__Task instructions__. Show all lines holding "this".

[Records from a data source]
####################

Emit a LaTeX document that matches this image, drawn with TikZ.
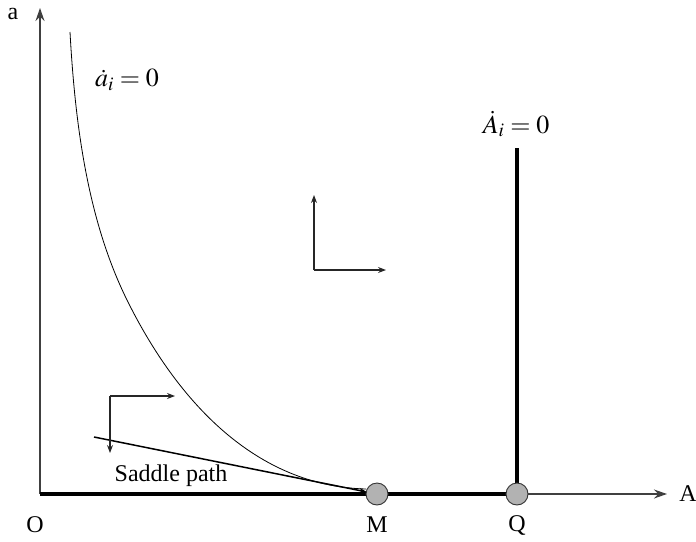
\documentclass[tikz,border=0pt]{standalone}
\usepackage{mathptmx}
\usepackage{fontspec}
\setmainfont{Liberation Serif}
\usetikzlibrary{arrows.meta}
\begin{document}
\begin{tikzpicture}[x=1pt,y=-1pt,
  lbl/.style={font=\fontsize{24}{28}\selectfont, inner sep=0pt},
  mlbl/.style={font=\fontsize{26}{30}\selectfont, inner sep=0pt},
  axis/.style={line width=1.2pt, draw=black!75, -{Stealth[length=13pt,width=9pt]}},
  thick line/.style={line width=3.2pt},
  phase/.style={line width=1.1pt, draw=black!85, -{Stealth[length=8pt,width=6pt]}},
  eq/.style={circle, draw=black!80, fill=black!30, line width=0.9pt, minimum size=22pt, inner sep=0pt}]
\useasboundingbox (0,0) rectangle (696,541);
\coordinate (O) at (40,494);
\coordinate (ytip) at (40,8);
\coordinate (xtip) at (667,494);
\coordinate (Qtop) at (517,148);
% axes
\draw[axis] (O) -- (ytip);
\draw[axis] (O) -- (xtip);
% thick line segments
\draw[thick line] (O) -- (517,494);
\draw[thick line] (517,494) -- (Qtop);
% curve a_i dot = 0
\coordinate (C0) at (70,32);
\coordinate (C1) at (127,300);
\coordinate (C2) at (366,489);
\draw[line width=0.8pt] (C0) .. controls (75,122) and (87,219) .. (C1)
  .. controls (177,401) and (255,486) .. (C2);
% saddle path
\coordinate (S0) at (94,437);
\coordinate (S1) at (367,492);
\draw[line width=1.5pt, -{Stealth[length=8pt,width=5pt]}] (S0) -- (S1);
% equilibrium points
\node[eq] (M) at (377,494) {};
\node[eq] (Q) at (517,494) {};
% phase arrows
\coordinate (P1) at (110,396);
\coordinate (P1d) at (110,453);
\coordinate (P1r) at (175,396);
\draw[phase] (P1) -- (P1d);
\draw[phase] (P1) -- (P1r);
\coordinate (P2) at (314,270);
\coordinate (P2u) at (314,195);
\coordinate (P2r) at (386,270);
\draw[phase] (P2) -- (P2u);
\draw[phase] (P2) -- (P2r);
% labels
\node[lbl] (la) at (13,14) {a};
\node[lbl] (lA) at (688,494) {A};
\node[lbl] (lO) at (35,525) {O};
\node[lbl] (lM) at (377,525) {M};
\node[lbl] (lQ) at (517,525) {Q};
\node[lbl] (lsp) at (171,476) {Saddle path};
\node[mlbl] (la0) at (127,80) {$\dot{a}_i = 0$};
\node[mlbl] (lA0) at (516,124) {$\dot{A}_i = 0$};
\end{tikzpicture}
\end{document}
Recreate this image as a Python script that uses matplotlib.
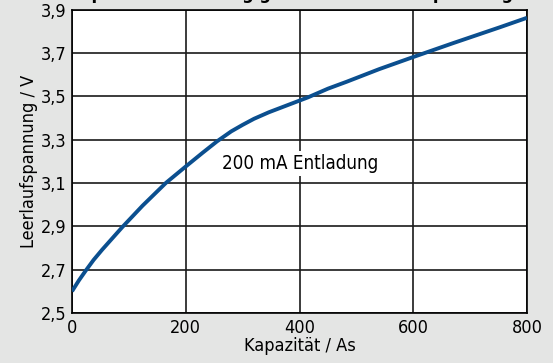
import matplotlib
matplotlib.use("Agg")
import matplotlib.pyplot as plt

plt.rcParams['font.family'] = ['DejaVu Sans']
plt.rcParams['font.stretch'] = 'condensed'

capacity = [0, 12, 24, 38, 53, 88, 124, 165, 200, 230, 255, 280, 300, 320, 346, 380, 415,
            450, 483, 540, 600, 670, 752, 800]
voltage = [2.60, 2.65, 2.695, 2.745, 2.792, 2.895, 2.995, 3.10, 3.176, 3.24, 3.292, 3.338,
           3.368, 3.396, 3.426, 3.46, 3.495, 3.535, 3.567, 3.625, 3.681, 3.745, 3.818, 3.862]
x_ticks = [0, 200, 400, 600, 800]
y_ticks = [2.5, 2.7, 2.9, 3.1, 3.3, 3.5, 3.7, 3.9]
y_labels = ['2,5', '2,7', '2,9', '3,1', '3,3', '3,5', '3,7', '3,9']

bg = '#e4e5e4'
fig = plt.figure(figsize=(5.53, 3.63), dpi=100, facecolor=bg)
ax = fig.add_axes([0.1302, 0.1377, 0.8228, 0.836])
ax.set_facecolor('white')
ax.plot(capacity, voltage, color='#0b4f8f', linewidth=2.8, solid_capstyle='butt',
        solid_joinstyle='round', zorder=3)
ax.set_xlim(0, 800)
ax.set_ylim(2.5, 3.9)
ax.set_xticks(x_ticks)
ax.set_xticklabels([str(t) for t in x_ticks])
ax.set_yticks(y_ticks)
ax.set_yticklabels(y_labels)
ax.grid(True, color='#1a1a1a', linewidth=1.2)
for s in ax.spines.values():
    s.set_linewidth(1.2)
ax.tick_params(length=0, labelsize=13, pad=4)
ax.set_xlabel('Kapazität / As', fontsize=13, labelpad=0)
ax.set_ylabel('Leerlaufspannung / V', fontsize=13, labelpad=2)
ax.text(401, 3.19, '200 mA Entladung', fontsize=13.5, ha='center', va='center',
        bbox=dict(facecolor='white', edgecolor='none', pad=2), zorder=4)
fig.text(0.525, 1.004, 'Kapazität in Abhängigkeit der Leerlaufspannung', fontsize=13,
         fontweight='bold', ha='center', va='baseline')
fig.savefig('out.png', dpi=100, facecolor=bg)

####################

__Final result__.
Emit a LaTeX document that matches this image, drawn with TikZ.
Recreate this image as a Python script that uses matplotlib.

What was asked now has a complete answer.